What to produce
From the line containing "What matplotlib code" to the end of the data, retype every line exactly and nothing else. Drop the pictures.

--- start Information given ---

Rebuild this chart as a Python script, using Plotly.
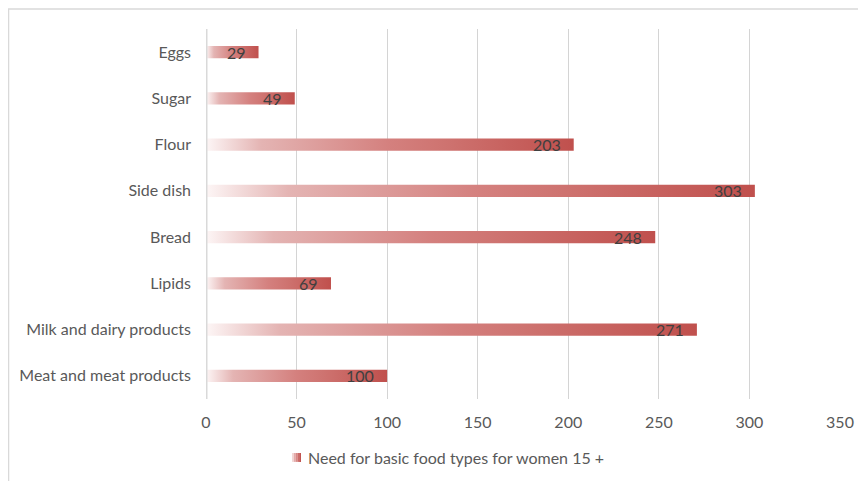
import plotly.graph_objects as go

# Data (bottom to top as displayed)
categories = ["Meat and meat products", "Milk and dairy products", "Lipids", "Bread",
              "Side dish", "Flour", "Sugar", "Eggs"]
values = [100, 271, 69, 248, 303, 203, 49, 29]
x_ticks = [0, 50, 100, 150, 200, 250, 300, 350]
series_name = "Need for basic food types for women 15 +"

FONT = "Lato, 'Open Sans', sans-serif"
HALF = 0.135
scale = [[0, "#fdf6f6"], [0.15, "#e4b4b3"], [0.5, "#d4807e"], [0.65, "#ce7370"], [1, "#c0504d"]]

fig = go.Figure()
for i, (cat, v) in enumerate(zip(categories, values)):
    fig.add_trace(go.Scatter(
        x=[0, v, v, 0, 0],
        y=[i - HALF, i - HALF, i + HALF, i + HALF, i - HALF],
        mode="lines",
        line=dict(width=0, color="#c0504d"),
        fill="toself",
        fillgradient=dict(type="horizontal", colorscale=scale, start=0, stop=v),
        showlegend=False,
        hoverinfo="skip",
    ))
    fig.add_annotation(x=v, y=i, text=str(v), showarrow=False, xanchor="right",
                       xshift=-11, yshift=0,
                       font=dict(family=FONT, size=16, color="#404040"))

# custom legend: gradient square made of strips + text
legend_strips = ["#f2d6d5", "#e3aaa9", "#d78886", "#cc6b68", "#c0504d"]
lx0, lx1, ly0, ly1 = 0.1356, 0.1498, -0.170, -0.146
shapes = []
n = len(legend_strips)
for k, c in enumerate(legend_strips):
    shapes.append(dict(type="rect", xref="paper", yref="paper",
                       x0=lx0 + (lx1 - lx0) * k / n, x1=lx0 + (lx1 - lx0) * (k + 1) / n,
                       y0=ly0, y1=ly1, line=dict(width=0), fillcolor=c, layer="above"))
fig.add_annotation(xref="paper", yref="paper", x=0.1577, y=-0.158, text=series_name,
                   showarrow=False, xanchor="left", yanchor="middle",
                   font=dict(family=FONT, size=16, color="#595959"))

shapes += [
    dict(type="line", xref="x", yref="paper", x0=0, x1=0, y0=0, y1=1,
         line=dict(color="#d9d9d9", width=3), layer="above"),
    dict(type="rect", xref="paper", yref="paper", x0=-0.3115, x1=1.08, y0=-0.4, y1=1.054,
         line=dict(color="#d9d9d9", width=1.5), layer="below"),
]

fig.update_layout(
    width=858, height=473,
    margin=dict(l=198, r=26, t=21, b=82),
    paper_bgcolor="white", plot_bgcolor="white",
    font=dict(family=FONT, size=16, color="#595959"),
    showlegend=False,
    xaxis=dict(range=[0, 350], tickvals=x_ticks, showgrid=True, gridcolor="#d4d4d4",
               gridwidth=1, zeroline=False, showline=False, ticks="",
               ticklabelstandoff=12, fixedrange=True),
    yaxis=dict(range=[-0.5, 7.5], tickvals=list(range(len(categories))), ticktext=categories,
               showgrid=False, zeroline=False, showline=False, ticks="",
               ticklabelstandoff=14, fixedrange=True),
    shapes=shapes,
)

fig.write_html("out.html")
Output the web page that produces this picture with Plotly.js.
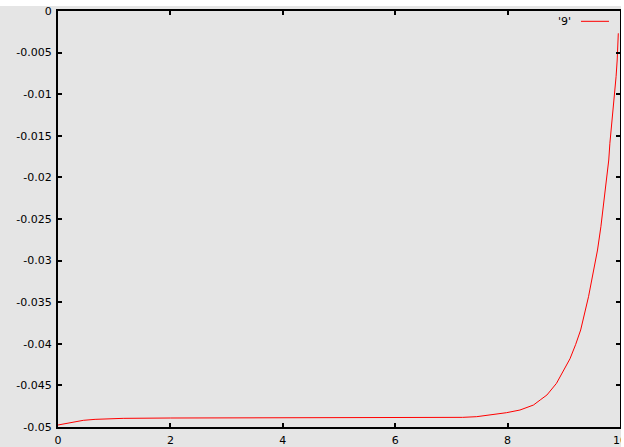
<!DOCTYPE html>
<html>
<head>
<meta charset="utf-8">
<script src="https://cdn.plot.ly/plotly-3.0.1.min.js"></script>
<style>
html,body{margin:0;padding:0;background:#ffffff;}
#chart{position:absolute;left:0;top:6px;width:621px;height:441px;}
</style>
</head>
<body>
<div id="chart"></div>
<script>
const seriesName = "'9'";
const xValues = [0, 0.15, 0.24, 0.45, 0.66, 1.16, 2, 3, 4, 5, 6, 6.8, 7.2, 7.45, 7.69, 7.98, 8.22, 8.46, 8.58, 8.70, 8.87, 8.99, 9.11, 9.21, 9.30, 9.44, 9.53, 9.60, 9.66, 9.69, 9.73, 9.76, 9.80, 9.82, 9.85, 9.88, 9.90, 9.93, 9.95, 9.97];
const yValues = [-0.04976, -0.04956, -0.0494, -0.0492, -0.04908, -0.04896, -0.04892, -0.04892, -0.04892, -0.04892, -0.04892, -0.04888, -0.04884, -0.04876, -0.04856, -0.04828, -0.04796, -0.04736, -0.04675, -0.04615, -0.04475, -0.04335, -0.0418, -0.0401, -0.03834, -0.03434, -0.03113, -0.02873, -0.02593, -0.02432, -0.02191, -0.01992, -0.01791, -0.0159, -0.01391, -0.0115, -0.00989, -0.0079, -0.00589, -0.00268];
const xTickVals = [0, 2, 4, 6, 8, 10];
const xTickText = ["0", "2", "4", "6", "8", "10"];
const yTickVals = [0, -0.005, -0.01, -0.015, -0.02, -0.025, -0.03, -0.035, -0.04, -0.045, -0.05];
const yTickText = ["0", "-0.005", "-0.01", "-0.015", "-0.02", "-0.025", "-0.03", "-0.035", "-0.04", "-0.045", "-0.05"];

const font = {family: "DejaVu Sans", size: 11, color: "#000000"};
const axisCommon = {
  showline: true, linecolor: "#000000", linewidth: 2, mirror: "ticks",
  ticks: "inside", ticklen: 4, tickwidth: 2, tickcolor: "#000000",
  showgrid: false, zeroline: false, tickfont: font, tickmode: "array",
  automargin: false, ticklabeloverflow: "allow"
};

const trace = {
  x: xValues, y: yValues, type: "scatter", mode: "lines", name: seriesName,
  line: {color: "#ff0000", width: 1}, showlegend: false, cliponaxis: true
};

const layout = {
  width: 621, height: 441,
  margin: {l: 58, r: 1, t: 5, b: 20, pad: 0},
  paper_bgcolor: "#e5e5e5", plot_bgcolor: "#e5e5e5",
  font: font,
  showlegend: false,
  xaxis: Object.assign({}, axisCommon, {range: [0, 10], tickvals: xTickVals, ticktext: xTickText, ticklabelstandoff: 2}),
  yaxis: Object.assign({}, axisCommon, {range: [-0.05, 0], tickvals: yTickVals, ticktext: yTickText, ticklabelstandoff: 2}),
  annotations: [{
    xref: "paper", yref: "paper", x: 0.9164, y: 0.9736, xanchor: "right", yanchor: "middle",
    text: seriesName, showarrow: false, font: font
  }],
  shapes: [{
    type: "line", xref: "paper", yref: "paper", x0: 0.9306, x1: 0.9804, y0: 0.9752, y1: 0.9752,
    line: {color: "#ff0000", width: 1}
  }]
};

Plotly.newPlot("chart", [trace], layout, {displayModeBar: false, staticPlot: true});
</script>
</body>
</html>
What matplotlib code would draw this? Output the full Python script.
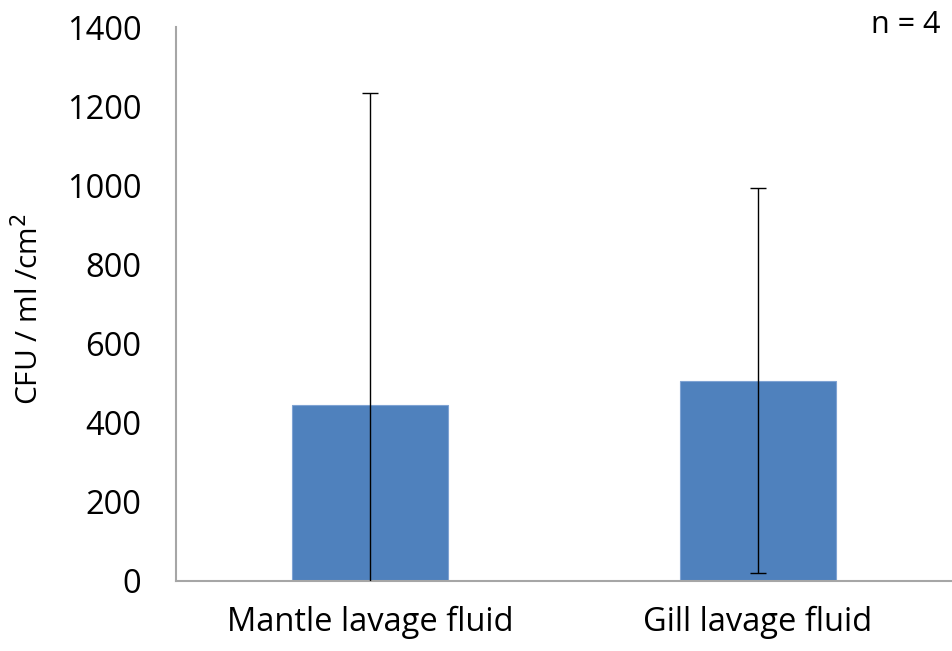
import matplotlib
matplotlib.use("Agg")
import matplotlib.pyplot as plt

categories = ["Mantle lavage fluid", "Gill lavage fluid"]
means = [444, 506]
errors = [789, 486]
y_ticks = [0, 200, 400, 600, 800, 1000, 1200, 1400]

plt.rcParams["font.family"] = ["Open Sans", "DejaVu Sans"]

fig = plt.figure(figsize=(9.52, 6.51), dpi=100)
ax = fig.add_axes([0.1849, 0.108, 0.8151, 0.8505])

x = list(range(len(categories)))
ax.bar(x, means, width=0.4, color="#4F81BD", edgecolor="#7FA3D3", linewidth=0.8, zorder=2)
ax.errorbar(x, means, yerr=errors, fmt="none", ecolor="black", elinewidth=1.0,
            capsize=6, capthick=1.0, zorder=3)

ax.set_xlim(-0.5, 1.5)
ax.set_ylim(0, 1400)
ax.set_yticks(y_ticks)
ax.set_yticklabels([str(t) for t in y_ticks], fontsize=23.5)
ax.set_xticks(x)
ax.set_xticklabels(categories, fontsize=23.5)
ax.tick_params(axis="y", length=0, pad=25)
ax.tick_params(axis="x", length=0, pad=18)

for side in ["top", "right"]:
    ax.spines[side].set_visible(False)
for side in ["left", "bottom"]:
    ax.spines[side].set_color("#A6A6A6")
    ax.spines[side].set_linewidth(1.5)

ax.set_ylabel("CFU / ml /cm$^2$", fontsize=21.5)
ax.yaxis.set_label_coords(-0.168, 0.49)
fig.text(0.988, 0.962, "n = 4", fontsize=22, ha="right", va="center")

fig.savefig("out.png", dpi=100)
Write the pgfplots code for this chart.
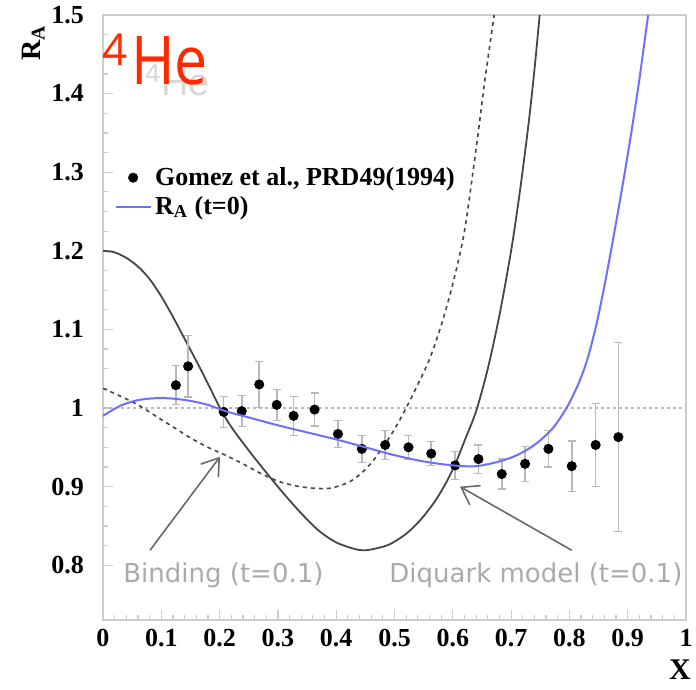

--- end Information given ---

Answer to the task
What matplotlib code would draw this? Output the full Python script.
import matplotlib
matplotlib.use("Agg")
import matplotlib.pyplot as plt

categories = ["Mantle lavage fluid", "Gill lavage fluid"]
means = [444, 506]
errors = [789, 486]
y_ticks = [0, 200, 400, 600, 800, 1000, 1200, 1400]

plt.rcParams["font.family"] = ["Open Sans", "DejaVu Sans"]

fig = plt.figure(figsize=(9.52, 6.51), dpi=100)
ax = fig.add_axes([0.1849, 0.108, 0.8151, 0.8505])

x = list(range(len(categories)))
ax.bar(x, means, width=0.4, color="#4F81BD", edgecolor="#7FA3D3", linewidth=0.8, zorder=2)
ax.errorbar(x, means, yerr=errors, fmt="none", ecolor="black", elinewidth=1.0,
            capsize=6, capthick=1.0, zorder=3)

ax.set_xlim(-0.5, 1.5)
ax.set_ylim(0, 1400)
ax.set_yticks(y_ticks)
ax.set_yticklabels([str(t) for t in y_ticks], fontsize=23.5)
ax.set_xticks(x)
ax.set_xticklabels(categories, fontsize=23.5)
ax.tick_params(axis="y", length=0, pad=25)
ax.tick_params(axis="x", length=0, pad=18)

for side in ["top", "right"]:
    ax.spines[side].set_visible(False)
for side in ["left", "bottom"]:
    ax.spines[side].set_color("#A6A6A6")
    ax.spines[side].set_linewidth(1.5)

ax.set_ylabel("CFU / ml /cm$^2$", fontsize=21.5)
ax.yaxis.set_label_coords(-0.168, 0.49)
fig.text(0.988, 0.962, "n = 4", fontsize=22, ha="right", va="center")

fig.savefig("out.png", dpi=100)
Write the pgfplots code for this chart.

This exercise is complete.